What makes you happy?

I recently bought Issue #3 of “New Philosopher”, a relatively new magazine in the Australian market (click here to visit their website). This quarterly magazine is Australian made, advertising free, and full of fantastic, well-written, thought provoking articles. Issue #3 is focussed on the question, “Are we happy yet?” and it makes for fascinating reading.

New Philosopher MagazineI love this kind of writing: ideas that are simply and clearly presented leading to a pleasurable few hours where you turn the thoughts over in your mind. But this writing has really got inside my head – for days now. Why?

Reading the magazine follows hard on the heels of studying a book called “The Desire Map” by Danielle LaPorte with my women’s group. I confess that I haven’t enjoyed the latter at all. For whatever reason, answering a series of questions about things that I want, crave, need etc makes me very uncomfortable. I have everything I could possibly want and so much more in my life. How self-centred it seems to ask for more when I already have a wonderful family, good health, safety, security and much more material comfort than I will ever need.

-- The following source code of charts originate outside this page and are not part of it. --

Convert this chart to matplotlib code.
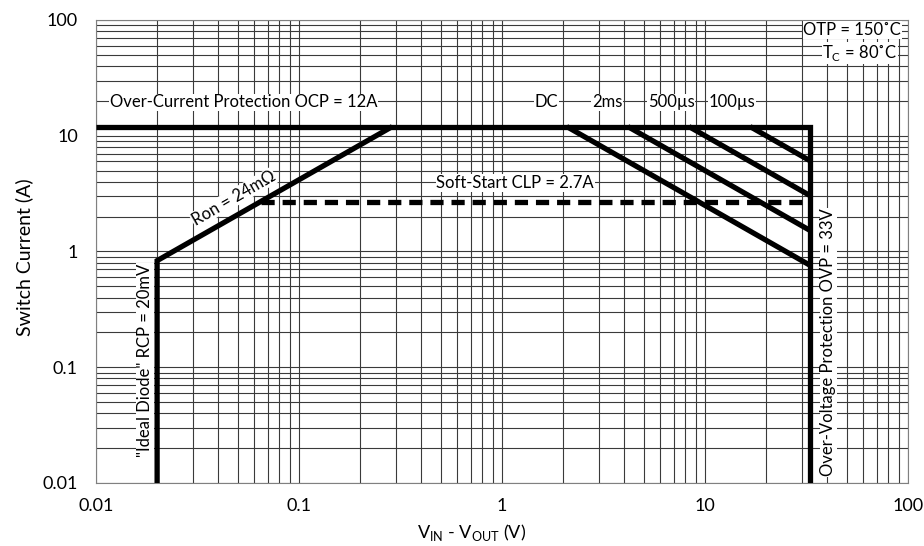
import numpy as np
import matplotlib
matplotlib.use("Agg")
import matplotlib.pyplot as plt
from matplotlib.ticker import FixedLocator, FixedFormatter, LogLocator, NullFormatter

plt.rcParams['font.family'] = ['Lato', 'DejaVu Sans']

# limits
ocp = 12.0          # A
ovp = 33.0          # V
rcp = 0.02          # V
ron = 0.024         # ohm
clp = 2.7           # A
# power limits for DC, 2ms, 500us, 100us curves (W)
pulse_labels = ['DC', '2ms', '500µs', '100µs']
pulse_power = [25, 50, 100, 200]
pulse_label_x = [1.65, 3.29, 6.8, 13.6]

major_ticks = [0.01, 0.1, 1, 10, 100]
major_labels = ['0.01', '0.1', '1', '10', '100']

fig = plt.figure(figsize=(9.24, 5.46), dpi=100)
ax = fig.add_axes([0.1039, 0.1154, 0.8788, 0.848])
ax.set_xscale('log')
ax.set_yscale('log')
ax.set_xlim(0.01, 100)
ax.set_ylim(0.01, 100)

for axis in (ax.xaxis, ax.yaxis):
    axis.set_major_locator(FixedLocator(major_ticks))
    axis.set_major_formatter(FixedFormatter(major_labels))
    axis.set_minor_locator(LogLocator(base=10, subs=np.arange(2, 10)))
    axis.set_minor_formatter(NullFormatter())
ax.tick_params(which='both', length=0)
ax.tick_params(axis='x', pad=11, labelsize=13)
ax.tick_params(axis='y', pad=13, labelsize=13)
ax.grid(which='both', color='#3a3a3a', lw=0.8)
ax.set_axisbelow(True)
for s in ax.spines.values():
    s.set_color('#808080')
    s.set_linewidth(0.8)

lw = 3.8
kw = dict(color='black', lw=lw, solid_capstyle='butt', solid_joinstyle='miter', zorder=3)

# OCP top line and OVP vertical
ax.plot([0.01, ovp, ovp], [ocp, ocp, 0.01], **kw)
# RCP vertical + Ron slope
v_ron = ocp * ron
ax.plot([rcp, rcp, v_ron], [0.01, rcp / ron, ocp], **kw)
# Soft-start dashed
ax.plot([clp * ron, ovp], [clp, clp], color='black', lw=lw, ls=(0, (2.5, 1.5)), zorder=3)
# power curves
for p in pulse_power:
    ax.plot([p / ocp, ovp], [ocp, p / ovp], **kw)

box = dict(facecolor='white', edgecolor='none', pad=0.5)
fs = 12
ax.text(0.01173, 19.4, 'Over-Current Protection OCP = 12A', ha='left', va='center', fontsize=fs, bbox=box)
for lab, x in zip(pulse_labels, pulse_label_x):
    ax.text(x, 19.4, lab, ha='center', va='center', fontsize=fs, bbox=box)
ax.text(1.16, 3.9, 'Soft-Start CLP = 2.7A', ha='center', va='center', fontsize=fs, bbox=box)
ax.text(0.0476, 2.9, 'Ron = 24mΩ', ha='center', va='center', rotation=30, fontsize=fs, bbox=box)
ax.text(53, 82, 'OTP = 150˚C', ha='center', va='center', fontsize=fs, bbox=box)
ax.text(58, 52, r'T$_\mathregular{C}$ = 80˚C', ha='center', va='center', fontsize=fs, bbox=box)
ax.text(0.0174, 0.1155, '"Ideal Diode" RCP = 20mV', ha='center', va='center', rotation=90, fontsize=fs, bbox=box)
ax.text(40.5, 0.165, 'Over-Voltage Protection OVP = 33V', ha='center', va='center', rotation=90, fontsize=fs, bbox=box)

ax.set_ylabel('Switch Current (A)', fontsize=14)
ax.yaxis.set_label_coords(-0.078, 0.487)
ax.set_xlabel(r'V$_\mathregular{IN}$ - V$_\mathregular{OUT}$ (V)', fontsize=13)
ax.xaxis.set_label_coords(0.462, -0.085)

fig.savefig('out.png', dpi=100)
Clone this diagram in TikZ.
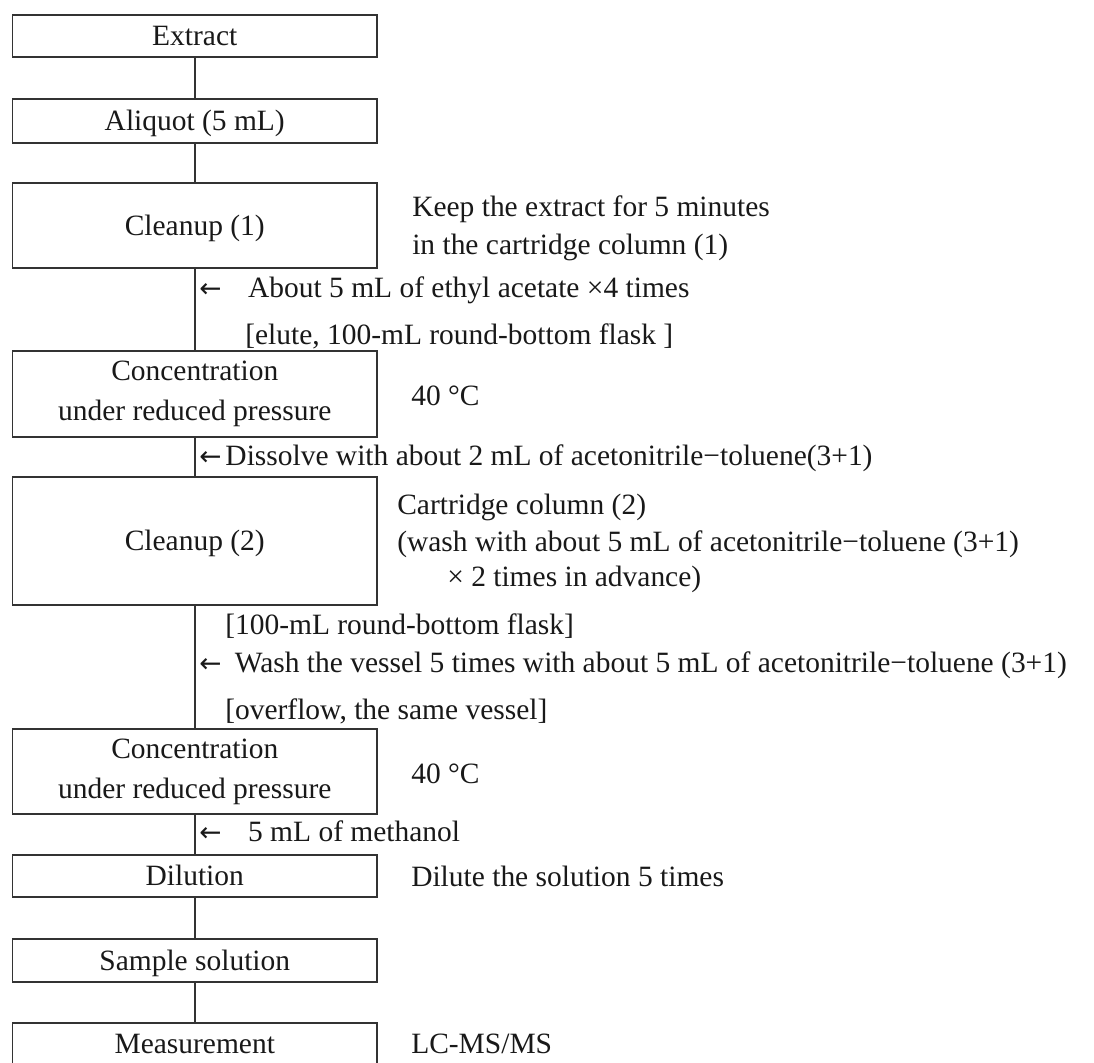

So, what makes me happy? Well it turns out that the writers in “New Philosopher” magazine have put it rather well. For me, it is all about something called “flow”.  Damon Young discusses this in his article, “Happiness is hard to find”.

A more helpful idea from Aristotle’s eudaimonia is that of so-called autotelic activity: things we do for their own sake, and not for the sake of something else….we are measurably happier when we are involved in skilful, challenging pursuits….the experience is what we seek.

And then further along in the same article…

If happiness is an activity, and often an autotelic one, then it is developed by doing. Anxiously stopping to ask ‘Am I happy yet?’ is a fine way to stop the flow.

Another contributor, Antonia Case, discusses a similar idea in “3 Ways to Happiness”.

Meaningful work involves doing something that you personally enjoy, where you can exercise and develop your skills and capabilities, and where the end result of your toil is to produce something useful and worthwhile (regardless of what others may think). One person’s meaningful work is not another’s, and with good reason – we can’t all be nurses and teachers.

I don’t need a Desire Map to identify my “meaningful work” – I know already – I love to sew. I loved it when I was a little girl, a teenager, a young woman backpacking around the world, a professional woman, a wife and a mother. And now I am so privileged because I am able to pursue my passion full-time. Rare is the day when I don’t experience a little bit of “flow”, even if it is only thinking about sewing whilst I wash up or drive Mum’s taxi.

So please excuse me – I have had enough of writing about “flow” and I am off to experience it – to spend a blissful afternoon with fabric, needle and thread 🙂

Sewing (the artist's wife) by Hans Heysen, 1913. This painting captures beautifully how I will be feeling this afternoon.
Sewing (the artist’s wife) by Hans Heysen, 1913. This painting captures beautifully how I will be feeling this afternoon.